Table 15 is a frequency table that shows the day-by-day agreement and disagreement between the EWMA computed on the SNS versus the EWMA computed on the z-scores, using 500-day windows for both. All 21 significant EWMA values computed on the SNS are also significant EWMA values for the z-scores.
It is curious to note that there are no EWMA values above the threshold 0.953 for the SNS values, and only 1 for the z-scores, but this is consistent with a similar analysis on the actual daily differences instead of the percentage daily differences. The total of 21 significant EWMA values is closer to the expected count of 12.9 expected from a sequence of independent normal random variables, than is the 45 significant EWMA values observed on the z-scores. The correlation between the EWMA on the z-scores and the EWMA on the SNS is a near-perfect 0.972.
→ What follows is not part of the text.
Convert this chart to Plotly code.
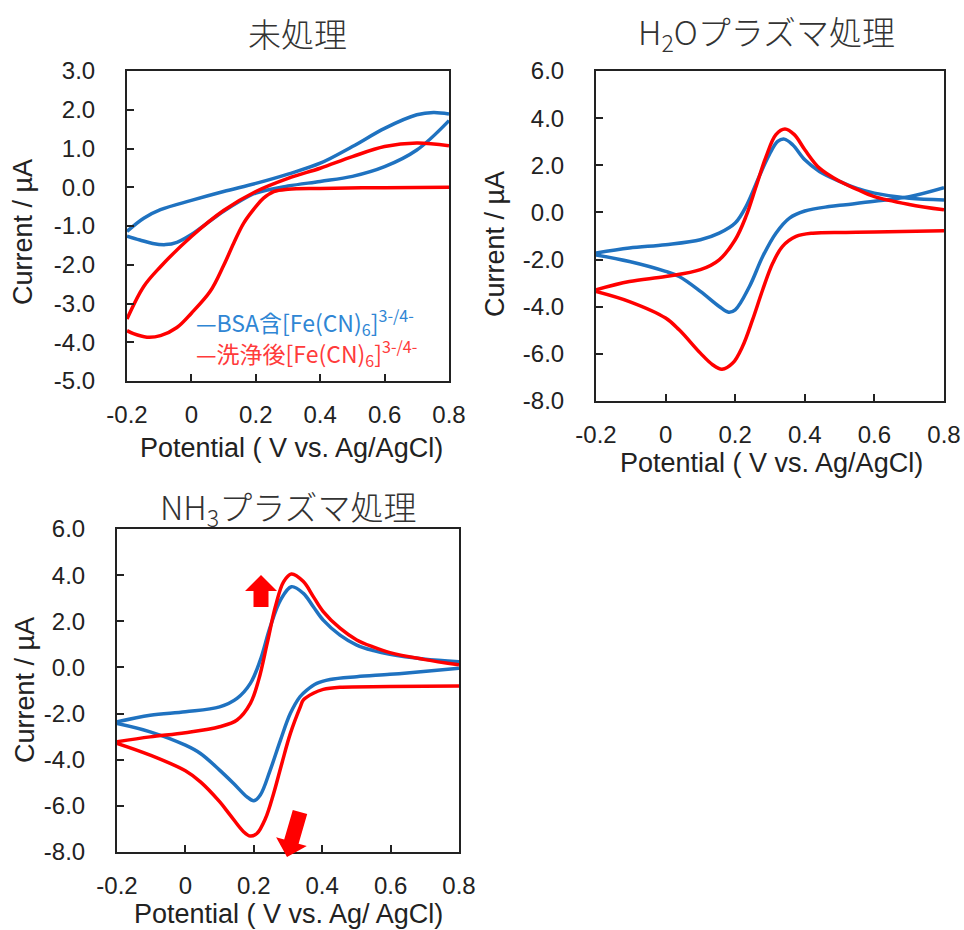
import plotly.graph_objects as go
import math

W, H = 964, 930

# ---------------- data ----------------
# Panel 1: 未処理
p1_blue_x = [-0.2, -0.148, -0.096, 0.0, 0.1, 0.2, 0.3, 0.4, 0.5, 0.6, 0.7, 0.752, 0.8, None,
             0.8, 0.7, 0.6, 0.5, 0.4, 0.3, 0.2, 0.15, 0.1, 0.05, 0.0, -0.045, -0.08, -0.12, -0.16, -0.2]
p1_blue_y = [-1.14, -0.80, -0.58, -0.34, -0.11, 0.10, 0.34, 0.62, 1.05, 1.52, 1.87, 1.93, 1.89, None,
             1.72, 0.96, 0.53, 0.28, 0.15, 0.03, -0.15, -0.36, -0.62, -0.92, -1.22, -1.42, -1.48, -1.45, -1.36, -1.26]
p1_red_x = [-0.2, -0.148, -0.096, 0.0, 0.1, 0.2, 0.3, 0.4, 0.5, 0.6, 0.7, 0.8, None,
            0.8, 0.6, 0.4, 0.3, 0.256, 0.224, 0.2, 0.162, 0.131, 0.1, 0.059, 0.0, -0.045, -0.096, -0.138, -0.18, -0.2]
p1_red_y = [-3.40, -2.56, -2.05, -1.27, -0.60, -0.11, 0.23, 0.49, 0.79, 1.05, 1.14, 1.07, None,
            0.0, -0.01, -0.03, -0.05, -0.11, -0.28, -0.50, -0.93, -1.45, -2.02, -2.68, -3.25, -3.62, -3.83, -3.87, -3.78, -3.70]

# Panel 2: H2Oプラズマ処理
p2_blue_x = [-0.2, -0.104, 0.0, 0.1, 0.154, 0.2, 0.231, 0.269, 0.298, 0.322, 0.341, 0.365, 0.4, 0.442, 0.5, 0.55, 0.6, 0.7, 0.8, None,
             0.8, 0.7, 0.6, 0.518, 0.47, 0.4, 0.356, 0.317, 0.279, 0.241, 0.2, 0.181, 0.154, 0.1, 0.039, 0.0, -0.104, -0.2]
p2_blue_y = [-1.72, -1.51, -1.37, -1.16, -0.88, -0.45, 0.25, 1.53, 2.45, 3.01, 3.11, 2.87, 2.23, 1.74, 1.32, 1.02, 0.82, 0.60, 0.53, None,
             1.05, 0.67, 0.47, 0.33, 0.25, 0.06, -0.24, -0.88, -1.87, -3.14, -4.13, -4.23, -3.99, -3.35, -2.72, -2.50, -2.08, -1.80]
p2_red_x = [-0.2, -0.104, 0.0, 0.1, 0.154, 0.2, 0.231, 0.26, 0.289, 0.317, 0.343, 0.37, 0.4, 0.442, 0.5, 0.55, 0.6, 0.7, 0.8, None,
            0.8, 0.6, 0.518, 0.423, 0.375, 0.336, 0.308, 0.279, 0.25, 0.221, 0.193, 0.162, 0.135, 0.1, 0.039, 0.0, -0.104, -0.2]
p2_red_y = [-3.28, -2.93, -2.72, -2.43, -2.01, -1.16, -0.17, 1.10, 2.38, 3.30, 3.54, 3.30, 2.66, 1.88, 1.32, 0.98, 0.67, 0.34, 0.11, None,
            -0.78, -0.83, -0.85, -0.88, -1.02, -1.44, -2.15, -3.28, -4.55, -5.69, -6.39, -6.65, -6.46, -5.97, -4.98, -4.48, -3.78, -3.35]

# Panel 3: NH3プラズマ処理
p3_blue_x = [-0.2, -0.103, 0.0, 0.1, 0.151, 0.19, 0.219, 0.248, 0.278, 0.31, 0.345, 0.374, 0.403, 0.452, 0.501, 0.55, 0.598, 0.696, 0.8, None,
             0.8, 0.696, 0.598, 0.501, 0.423, 0.384, 0.355, 0.335, 0.307, 0.278, 0.248, 0.219, 0.2, 0.18, 0.141, 0.1, 0.044, 0.0, -0.103, -0.2]
p3_blue_y = [-2.36, -2.07, -1.92, -1.71, -1.34, -0.69, 0.32, 1.76, 2.92, 3.50, 3.21, 2.63, 2.05, 1.40, 0.97, 0.73, 0.57, 0.37, 0.25, None,
             -0.04, -0.18, -0.30, -0.40, -0.52, -0.69, -0.98, -1.27, -1.99, -3.15, -4.45, -5.53, -5.78, -5.61, -5.03, -4.45, -3.73, -3.37, -2.79, -2.43]
p3_red_x = [-0.2, -0.103, 0.0, 0.1, 0.151, 0.19, 0.214, 0.239, 0.263, 0.287, 0.31, 0.345, 0.374, 0.403, 0.452, 0.501, 0.55, 0.598, 0.696, 0.8, None,
            0.8, 0.598, 0.452, 0.403, 0.374, 0.345, 0.336, 0.307, 0.282, 0.258, 0.234, 0.209, 0.19, 0.17, 0.131, 0.1, 0.044, 0.0, -0.103, -0.2]
p3_red_y = [-3.22, -3.01, -2.83, -2.57, -2.28, -1.56, -0.55, 1.04, 2.63, 3.71, 4.05, 3.72, 3.07, 2.42, 1.70, 1.19, 0.88, 0.64, 0.35, 0.11, None,
            -0.80, -0.83, -0.86, -0.95, -1.12, -1.41, -1.71, -2.86, -4.16, -5.46, -6.55, -7.20, -7.31, -7.12, -6.40, -5.82, -4.96, -4.48, -3.80, -3.29]

x_ticks = [-0.2, 0.0, 0.2, 0.4, 0.6, 0.8]
x_ticktext = ["-0.2", "0", "0.2", "0.4", "0.6", "0.8"]
y1_ticks = [3.0, 2.0, 1.0, 0.0, -1.0, -2.0, -3.0, -4.0, -5.0]
y23_ticks = [6.0, 4.0, 2.0, 0.0, -2.0, -4.0, -6.0, -8.0]

titles = ["未処理", "H<sub>2</sub>Oプラズマ処理", "NH<sub>3</sub>プラズマ処理"]
xtitles = ["Potential ( V vs. Ag/AgCl)", "Potential ( V vs. Ag/AgCl)", "Potential ( V vs. Ag/ AgCl)"]
ytitle = "Current / µA"
legend_labels = ["—BSA含[Fe(CN)<sub>6</sub>]<sup>3-/4-</sup>",
                 "—洗浄後[Fe(CN)<sub>6</sub>]<sup>3-/4-</sup>"]

BLUE = "#1f72c0"
RED = "#ff0000"
LEG_BLUE = "#2f86d4"
LEG_RED = "#ff3b3b"
NUMFONT = "Liberation Sans, Arial, sans-serif"
JPFONT = "Noto Sans CJK JP, sans-serif"

def fx(p):
    return p / W

def fy(p):
    return 1 - p / H

def ylab(v):
    return f"{v:.1f}"

# panel frames in pixels: (left, right, top, bottom)
frames = [(127, 449, 71, 381), (596, 944, 71, 401), (117, 459, 529, 852)]

fig = go.Figure()
series = [
    (p1_blue_x, p1_blue_y, p1_red_x, p1_red_y),
    (p2_blue_x, p2_blue_y, p2_red_x, p2_red_y),
    (p3_blue_x, p3_blue_y, p3_red_x, p3_red_y),
]
for i, (bx, by, rx, ry) in enumerate(series):
    suf = "" if i == 0 else str(i + 1)
    fig.add_trace(go.Scatter(x=bx, y=by, mode="lines", xaxis="x" + suf, yaxis="y" + suf,
                             line=dict(color=BLUE, width=3.5, shape="spline", smoothing=1.0),
                             showlegend=False, connectgaps=False))
    fig.add_trace(go.Scatter(x=rx, y=ry, mode="lines", xaxis="x" + suf, yaxis="y" + suf,
                             line=dict(color=RED, width=3.5, shape="spline", smoothing=1.0),
                             showlegend=False, connectgaps=False))

layout = dict(width=W, height=H, margin=dict(l=0, r=0, t=0, b=0, pad=0, autoexpand=False),
              paper_bgcolor="white", plot_bgcolor="white", showlegend=False)

yranges = [(-5, 3), (-8, 6), (-8, 6)]
ytickss = [y1_ticks, y23_ticks, y23_ticks]
for i, (l, r, t, b) in enumerate(frames):
    suf = "" if i == 0 else str(i + 1)
    ax = dict(domain=[fx(l), fx(r)], range=[-0.2, 0.8], anchor="y" + suf, automargin=False,
              showline=True, linecolor="#222222", linewidth=2, mirror=True,
              ticks="inside", ticklen=7, tickwidth=1.5, tickcolor="#222222",
              tickvals=x_ticks, ticktext=x_ticktext, showgrid=False, zeroline=False,
              tickfont=dict(family=NUMFONT, size=24, color="#222222"),
              ticklabelstandoff=11)
    ay = dict(domain=[fy(b), fy(t)], range=list(yranges[i]), anchor="x" + suf, automargin=False,
              showline=True, linecolor="#222222", linewidth=2, mirror=True,
              ticks="inside", ticklen=7, tickwidth=1.5, tickcolor="#222222",
              tickvals=ytickss[i], ticktext=[ylab(v) for v in ytickss[i]],
              showgrid=False, zeroline=False,
              tickfont=dict(family=NUMFONT, size=24, color="#222222"),
              ticklabelstandoff=25)
    layout["xaxis" + suf] = ax
    layout["yaxis" + suf] = ay

fig.update_layout(**layout)

ann = []
# panel titles
title_pos = [(297, 33), (766, 33), (288, 508)]
for txt, (x, y) in zip(titles, title_pos):
    ann.append(dict(text=txt, x=fx(x), y=fy(y), xref="paper", yref="paper",
                    showarrow=False, xanchor="center", yanchor="middle",
                    font=dict(family=JPFONT, size=33, color="#333333", weight=300)))
# x-axis titles
xt_pos = [(291, 448), (771, 463), (288, 914)]
for txt, (x, y) in zip(xtitles, xt_pos):
    ann.append(dict(text=txt, x=fx(x), y=fy(y), xref="paper", yref="paper",
                    showarrow=False, xanchor="center", yanchor="middle",
                    font=dict(family=NUMFONT, size=27, color="#222222")))
# y-axis titles
yt_pos = [(23, 232), (495, 244), (25, 690)]
for (x, y) in yt_pos:
    ann.append(dict(text=ytitle, x=fx(x), y=fy(y), xref="paper", yref="paper",
                    showarrow=False, xanchor="center", yanchor="middle", textangle=-90,
                    font=dict(family=NUMFONT, size=27, color="#222222")))
# legend texts
for txt, col, y in zip(legend_labels, [LEG_BLUE, LEG_RED], [322, 353]):
    ann.append(dict(text=txt, x=fx(194), y=fy(y), xref="paper", yref="paper",
                    showarrow=False, xanchor="left", yanchor="middle",
                    font=dict(family=JPFONT, size=23, color=col)))
fig.update_layout(annotations=ann)

# block arrows (decorations) in pixel offsets anchored in paper coords
def poly_path(pts):
    return "M " + " L ".join(f"{x:.1f},{y:.1f}" for x, y in pts) + " Z"

def arrow_pts(tip, tail, head_w=32, head_l=16, shaft_w=15):
    tx, ty = tip
    sx, sy = tail
    L = math.hypot(tx - sx, ty - sy)
    ux, uy = (tx - sx) / L, (ty - sy) / L
    nx, ny = -uy, ux
    bx, by = tx - ux * head_l, ty - uy * head_l
    pts = [
        (sx + nx * shaft_w / 2, sy + ny * shaft_w / 2),
        (bx + nx * shaft_w / 2, by + ny * shaft_w / 2),
        (bx + nx * head_w / 2, by + ny * head_w / 2),
        (tx, ty),
        (bx - nx * head_w / 2, by - ny * head_w / 2),
        (bx - nx * shaft_w / 2, by - ny * shaft_w / 2),
        (sx - nx * shaft_w / 2, sy - ny * shaft_w / 2),
    ]
    return [(x - tx, -(y - ty)) for x, y in pts]

shapes = []
for tip, tail in [((261, 575), (261, 607)), ((287, 857), (300, 812))]:
    shapes.append(dict(type="path", xref="paper", yref="paper",
                       xsizemode="pixel", ysizemode="pixel",
                       xanchor=fx(tip[0]), yanchor=fy(tip[1]),
                       path=poly_path(arrow_pts(tip, tail)),
                       fillcolor=RED, line=dict(width=0), layer="above"))
fig.update_layout(shapes=shapes)

fig.write_html("out.html")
Sequential Normal Scores provide a fast and simple way of converting any time series of independent and identically distributed random variables into a stream of independent apparently standard normal random variables. Even for financial data such as yields of individual stocks or changes in the S & P-500 index where the data are not exactly independent, the Sequential Normal Scores are highly correlated with the original data, even mimicking the serial correlation of lag one and the serial correlation of absolute values. The identification of outliers using SNS agrees across seven different windows, and is in agreement with methods based on z-scores of the original data, but without as many false positives. Also the CUSUM and EWMA computations on SNS agree with similar computations on the z-scores of the raw data, without as many false positives. The Sequential Normal Scores provide a distribution-free method of analysis with known probabilities, while the original data have an unknown distribution, similar to a normal distribution, but with tail probabilities much different than normal probabilities. Therefore statistical methods that require exotic methods of analysis perhaps can be replaced by simpler methods based on the analysis of Sequential Normal Scores.